» **Task statement**
Only the lines between the line holding "Clone this chart in D3.js." and the line holding "268], [0.0045, 210]]", both of those included, should be copied exactly; drop the pictures.

» **Record list**
★ ★ ★ ★ ★ ★ ★

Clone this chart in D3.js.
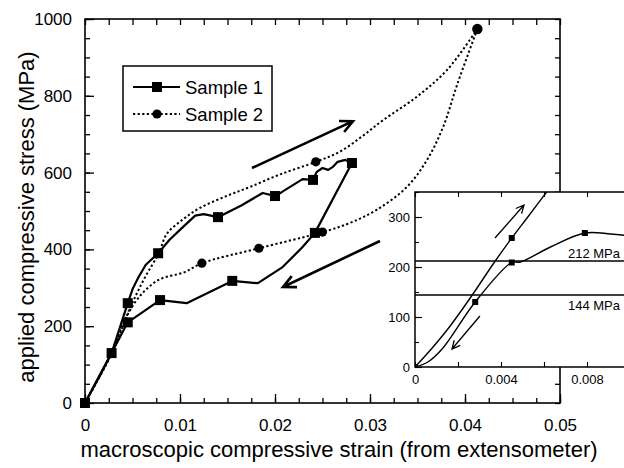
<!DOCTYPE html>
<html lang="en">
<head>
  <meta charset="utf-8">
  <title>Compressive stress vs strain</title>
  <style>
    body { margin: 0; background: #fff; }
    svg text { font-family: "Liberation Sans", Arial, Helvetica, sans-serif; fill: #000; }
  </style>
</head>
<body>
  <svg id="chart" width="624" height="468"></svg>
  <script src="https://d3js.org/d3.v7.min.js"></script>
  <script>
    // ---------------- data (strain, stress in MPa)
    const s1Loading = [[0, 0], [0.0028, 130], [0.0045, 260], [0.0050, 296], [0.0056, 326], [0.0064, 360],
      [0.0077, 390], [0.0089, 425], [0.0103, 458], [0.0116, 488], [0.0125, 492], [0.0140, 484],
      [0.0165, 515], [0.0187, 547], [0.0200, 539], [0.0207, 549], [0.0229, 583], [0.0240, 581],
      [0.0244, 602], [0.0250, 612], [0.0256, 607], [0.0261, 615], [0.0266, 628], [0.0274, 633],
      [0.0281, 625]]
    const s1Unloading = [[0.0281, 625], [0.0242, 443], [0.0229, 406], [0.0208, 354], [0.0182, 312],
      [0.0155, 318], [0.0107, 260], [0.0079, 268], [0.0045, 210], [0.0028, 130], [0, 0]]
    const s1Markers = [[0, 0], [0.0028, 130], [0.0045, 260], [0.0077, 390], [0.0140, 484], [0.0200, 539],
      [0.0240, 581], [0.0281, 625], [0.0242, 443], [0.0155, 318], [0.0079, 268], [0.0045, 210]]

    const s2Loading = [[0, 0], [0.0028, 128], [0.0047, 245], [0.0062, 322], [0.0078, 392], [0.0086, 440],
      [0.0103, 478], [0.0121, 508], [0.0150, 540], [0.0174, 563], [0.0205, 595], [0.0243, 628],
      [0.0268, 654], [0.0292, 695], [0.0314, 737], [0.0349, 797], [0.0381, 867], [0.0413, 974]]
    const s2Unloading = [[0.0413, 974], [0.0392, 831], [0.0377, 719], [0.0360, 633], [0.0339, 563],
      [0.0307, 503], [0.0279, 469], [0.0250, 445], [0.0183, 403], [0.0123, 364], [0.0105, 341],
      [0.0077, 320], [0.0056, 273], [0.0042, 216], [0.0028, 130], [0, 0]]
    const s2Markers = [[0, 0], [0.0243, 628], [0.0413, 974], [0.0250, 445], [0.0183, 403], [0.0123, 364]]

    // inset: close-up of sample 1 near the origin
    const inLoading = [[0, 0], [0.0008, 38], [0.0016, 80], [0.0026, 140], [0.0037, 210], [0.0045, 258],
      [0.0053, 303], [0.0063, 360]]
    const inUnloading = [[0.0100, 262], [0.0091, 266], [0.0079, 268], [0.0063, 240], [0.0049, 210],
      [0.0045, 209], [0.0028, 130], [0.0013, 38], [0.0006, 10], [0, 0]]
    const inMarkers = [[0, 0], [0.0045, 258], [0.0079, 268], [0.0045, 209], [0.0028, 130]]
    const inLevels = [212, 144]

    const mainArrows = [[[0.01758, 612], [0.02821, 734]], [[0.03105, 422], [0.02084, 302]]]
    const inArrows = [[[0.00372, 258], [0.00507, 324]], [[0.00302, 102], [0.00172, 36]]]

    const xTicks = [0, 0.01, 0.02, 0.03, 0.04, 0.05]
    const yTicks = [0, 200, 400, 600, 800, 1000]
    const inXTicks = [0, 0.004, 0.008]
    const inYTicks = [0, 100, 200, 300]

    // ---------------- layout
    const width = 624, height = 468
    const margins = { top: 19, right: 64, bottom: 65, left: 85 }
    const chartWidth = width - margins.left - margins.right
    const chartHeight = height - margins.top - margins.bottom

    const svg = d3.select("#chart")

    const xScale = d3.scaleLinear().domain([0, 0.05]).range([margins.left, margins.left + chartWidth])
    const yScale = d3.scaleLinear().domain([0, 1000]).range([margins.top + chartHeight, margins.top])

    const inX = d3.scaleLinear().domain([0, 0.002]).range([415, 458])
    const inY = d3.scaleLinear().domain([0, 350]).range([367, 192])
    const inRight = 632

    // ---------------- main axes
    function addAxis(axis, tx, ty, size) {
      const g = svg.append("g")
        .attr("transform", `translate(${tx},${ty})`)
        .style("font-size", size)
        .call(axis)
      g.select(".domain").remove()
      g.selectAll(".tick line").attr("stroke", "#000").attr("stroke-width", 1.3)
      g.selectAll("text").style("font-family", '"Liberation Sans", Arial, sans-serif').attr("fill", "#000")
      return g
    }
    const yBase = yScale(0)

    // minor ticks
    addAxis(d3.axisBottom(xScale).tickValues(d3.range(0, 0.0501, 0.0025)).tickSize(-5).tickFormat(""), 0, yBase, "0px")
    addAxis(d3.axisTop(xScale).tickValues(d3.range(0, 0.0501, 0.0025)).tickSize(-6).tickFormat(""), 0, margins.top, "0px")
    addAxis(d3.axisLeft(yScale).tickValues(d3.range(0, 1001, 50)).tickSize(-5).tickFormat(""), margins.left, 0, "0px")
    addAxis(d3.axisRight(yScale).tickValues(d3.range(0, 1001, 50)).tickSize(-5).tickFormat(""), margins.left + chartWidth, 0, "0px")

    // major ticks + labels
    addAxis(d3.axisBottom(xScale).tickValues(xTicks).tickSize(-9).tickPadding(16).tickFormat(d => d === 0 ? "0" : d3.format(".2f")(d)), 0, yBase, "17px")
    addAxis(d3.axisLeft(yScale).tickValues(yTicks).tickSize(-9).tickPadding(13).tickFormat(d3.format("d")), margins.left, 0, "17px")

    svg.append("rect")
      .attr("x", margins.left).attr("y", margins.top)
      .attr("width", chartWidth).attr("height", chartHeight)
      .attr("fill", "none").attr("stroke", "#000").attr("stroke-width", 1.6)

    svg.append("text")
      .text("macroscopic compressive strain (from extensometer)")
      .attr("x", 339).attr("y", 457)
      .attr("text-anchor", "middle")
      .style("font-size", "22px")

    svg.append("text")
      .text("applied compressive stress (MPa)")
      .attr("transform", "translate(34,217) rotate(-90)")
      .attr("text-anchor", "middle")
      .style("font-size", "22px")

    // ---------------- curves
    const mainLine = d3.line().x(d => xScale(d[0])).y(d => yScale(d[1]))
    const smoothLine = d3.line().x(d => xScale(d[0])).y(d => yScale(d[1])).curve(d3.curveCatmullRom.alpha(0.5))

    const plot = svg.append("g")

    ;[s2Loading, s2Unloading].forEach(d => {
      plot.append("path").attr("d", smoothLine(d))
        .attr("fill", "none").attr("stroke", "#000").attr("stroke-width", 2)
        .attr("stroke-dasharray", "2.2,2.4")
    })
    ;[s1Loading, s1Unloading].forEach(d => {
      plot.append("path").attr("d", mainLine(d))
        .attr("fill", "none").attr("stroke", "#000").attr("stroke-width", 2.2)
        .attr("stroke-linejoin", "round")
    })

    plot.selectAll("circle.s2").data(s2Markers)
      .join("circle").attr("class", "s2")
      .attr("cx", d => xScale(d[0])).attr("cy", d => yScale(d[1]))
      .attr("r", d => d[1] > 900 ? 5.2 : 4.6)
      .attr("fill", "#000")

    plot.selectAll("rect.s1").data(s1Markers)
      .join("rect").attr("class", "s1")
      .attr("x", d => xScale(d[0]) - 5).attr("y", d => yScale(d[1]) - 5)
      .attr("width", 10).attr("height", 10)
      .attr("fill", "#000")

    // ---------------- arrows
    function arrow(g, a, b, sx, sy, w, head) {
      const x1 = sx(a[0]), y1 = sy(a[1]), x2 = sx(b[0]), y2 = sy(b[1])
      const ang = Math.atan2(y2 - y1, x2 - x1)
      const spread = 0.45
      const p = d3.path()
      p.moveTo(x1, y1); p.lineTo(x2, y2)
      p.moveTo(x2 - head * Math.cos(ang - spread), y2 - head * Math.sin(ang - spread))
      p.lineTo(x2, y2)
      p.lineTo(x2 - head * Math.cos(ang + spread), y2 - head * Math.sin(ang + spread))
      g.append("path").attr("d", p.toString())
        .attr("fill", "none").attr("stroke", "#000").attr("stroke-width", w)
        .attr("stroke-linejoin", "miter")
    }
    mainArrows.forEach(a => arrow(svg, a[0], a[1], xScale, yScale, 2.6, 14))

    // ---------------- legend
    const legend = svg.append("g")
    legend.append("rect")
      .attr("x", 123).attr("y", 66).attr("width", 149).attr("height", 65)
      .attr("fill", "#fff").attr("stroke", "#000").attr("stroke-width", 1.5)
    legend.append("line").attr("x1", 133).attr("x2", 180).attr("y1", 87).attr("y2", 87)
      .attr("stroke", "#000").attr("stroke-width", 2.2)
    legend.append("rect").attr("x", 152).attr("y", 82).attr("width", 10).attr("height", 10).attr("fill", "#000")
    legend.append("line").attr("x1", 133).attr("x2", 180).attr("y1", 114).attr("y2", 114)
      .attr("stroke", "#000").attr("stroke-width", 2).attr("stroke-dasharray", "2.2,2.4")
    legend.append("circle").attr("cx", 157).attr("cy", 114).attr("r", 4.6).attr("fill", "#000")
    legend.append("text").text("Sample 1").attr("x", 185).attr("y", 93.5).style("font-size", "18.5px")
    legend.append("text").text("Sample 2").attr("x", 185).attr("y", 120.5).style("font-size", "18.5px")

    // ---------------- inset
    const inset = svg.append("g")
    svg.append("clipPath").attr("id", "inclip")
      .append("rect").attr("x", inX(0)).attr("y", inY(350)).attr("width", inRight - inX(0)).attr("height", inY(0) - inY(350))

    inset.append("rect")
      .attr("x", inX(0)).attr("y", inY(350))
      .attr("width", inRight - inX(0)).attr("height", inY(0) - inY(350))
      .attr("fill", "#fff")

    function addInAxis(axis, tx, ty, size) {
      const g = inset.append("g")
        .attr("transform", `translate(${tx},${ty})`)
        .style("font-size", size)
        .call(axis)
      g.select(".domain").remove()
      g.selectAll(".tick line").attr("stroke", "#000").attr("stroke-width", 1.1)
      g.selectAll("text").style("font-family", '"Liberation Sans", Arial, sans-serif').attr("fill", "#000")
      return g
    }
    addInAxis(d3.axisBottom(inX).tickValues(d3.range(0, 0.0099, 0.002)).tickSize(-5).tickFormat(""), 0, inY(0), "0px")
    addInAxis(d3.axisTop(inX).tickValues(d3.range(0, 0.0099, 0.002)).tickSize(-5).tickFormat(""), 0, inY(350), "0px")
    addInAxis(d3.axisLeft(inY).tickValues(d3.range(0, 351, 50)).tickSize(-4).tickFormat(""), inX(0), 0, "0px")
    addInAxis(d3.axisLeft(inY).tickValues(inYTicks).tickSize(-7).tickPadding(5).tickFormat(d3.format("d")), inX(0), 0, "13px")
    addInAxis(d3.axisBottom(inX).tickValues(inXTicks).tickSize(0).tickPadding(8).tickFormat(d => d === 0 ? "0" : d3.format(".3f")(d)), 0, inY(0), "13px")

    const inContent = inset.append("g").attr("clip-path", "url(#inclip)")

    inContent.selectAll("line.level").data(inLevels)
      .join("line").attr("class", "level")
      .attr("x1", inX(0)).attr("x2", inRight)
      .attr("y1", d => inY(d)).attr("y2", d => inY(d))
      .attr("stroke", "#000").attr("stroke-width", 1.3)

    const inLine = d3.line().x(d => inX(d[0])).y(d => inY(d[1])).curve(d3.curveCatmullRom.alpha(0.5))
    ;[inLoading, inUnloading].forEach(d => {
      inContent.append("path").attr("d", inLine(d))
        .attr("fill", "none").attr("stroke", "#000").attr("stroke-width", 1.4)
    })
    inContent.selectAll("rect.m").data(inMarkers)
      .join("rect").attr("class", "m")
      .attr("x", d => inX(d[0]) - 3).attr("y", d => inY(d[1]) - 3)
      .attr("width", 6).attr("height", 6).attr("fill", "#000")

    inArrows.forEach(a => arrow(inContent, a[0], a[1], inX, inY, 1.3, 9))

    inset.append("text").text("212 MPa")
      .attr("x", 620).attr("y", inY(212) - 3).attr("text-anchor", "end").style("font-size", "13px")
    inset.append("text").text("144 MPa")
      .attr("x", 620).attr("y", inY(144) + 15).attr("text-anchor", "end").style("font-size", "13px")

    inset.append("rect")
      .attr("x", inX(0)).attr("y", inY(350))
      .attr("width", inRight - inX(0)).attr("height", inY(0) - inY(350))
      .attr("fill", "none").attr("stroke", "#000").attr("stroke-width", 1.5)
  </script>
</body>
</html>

★ ★ ★ ★ ★ ★ ★

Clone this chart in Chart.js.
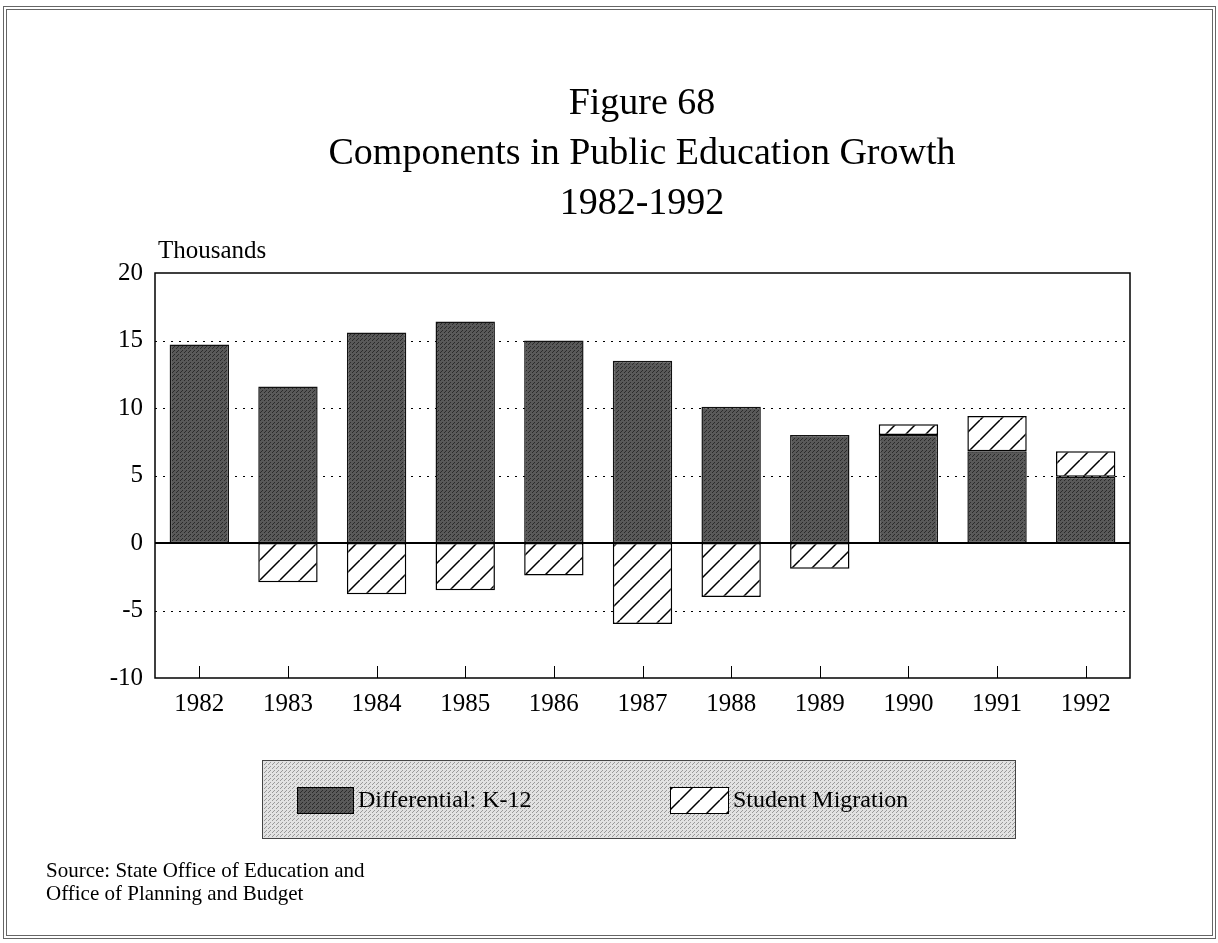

★ ★ ★ ★ ★ ★ ★

» **The answer**
Clone this chart in D3.js.
<!DOCTYPE html>
<html lang="en">
<head>
  <meta charset="utf-8">
  <title>Compressive stress vs strain</title>
  <style>
    body { margin: 0; background: #fff; }
    svg text { font-family: "Liberation Sans", Arial, Helvetica, sans-serif; fill: #000; }
  </style>
</head>
<body>
  <svg id="chart" width="624" height="468"></svg>
  <script src="https://d3js.org/d3.v7.min.js"></script>
  <script>
    // ---------------- data (strain, stress in MPa)
    const s1Loading = [[0, 0], [0.0028, 130], [0.0045, 260], [0.0050, 296], [0.0056, 326], [0.0064, 360],
      [0.0077, 390], [0.0089, 425], [0.0103, 458], [0.0116, 488], [0.0125, 492], [0.0140, 484],
      [0.0165, 515], [0.0187, 547], [0.0200, 539], [0.0207, 549], [0.0229, 583], [0.0240, 581],
      [0.0244, 602], [0.0250, 612], [0.0256, 607], [0.0261, 615], [0.0266, 628], [0.0274, 633],
      [0.0281, 625]]
    const s1Unloading = [[0.0281, 625], [0.0242, 443], [0.0229, 406], [0.0208, 354], [0.0182, 312],
      [0.0155, 318], [0.0107, 260], [0.0079, 268], [0.0045, 210], [0.0028, 130], [0, 0]]
    const s1Markers = [[0, 0], [0.0028, 130], [0.0045, 260], [0.0077, 390], [0.0140, 484], [0.0200, 539],
      [0.0240, 581], [0.0281, 625], [0.0242, 443], [0.0155, 318], [0.0079, 268], [0.0045, 210]]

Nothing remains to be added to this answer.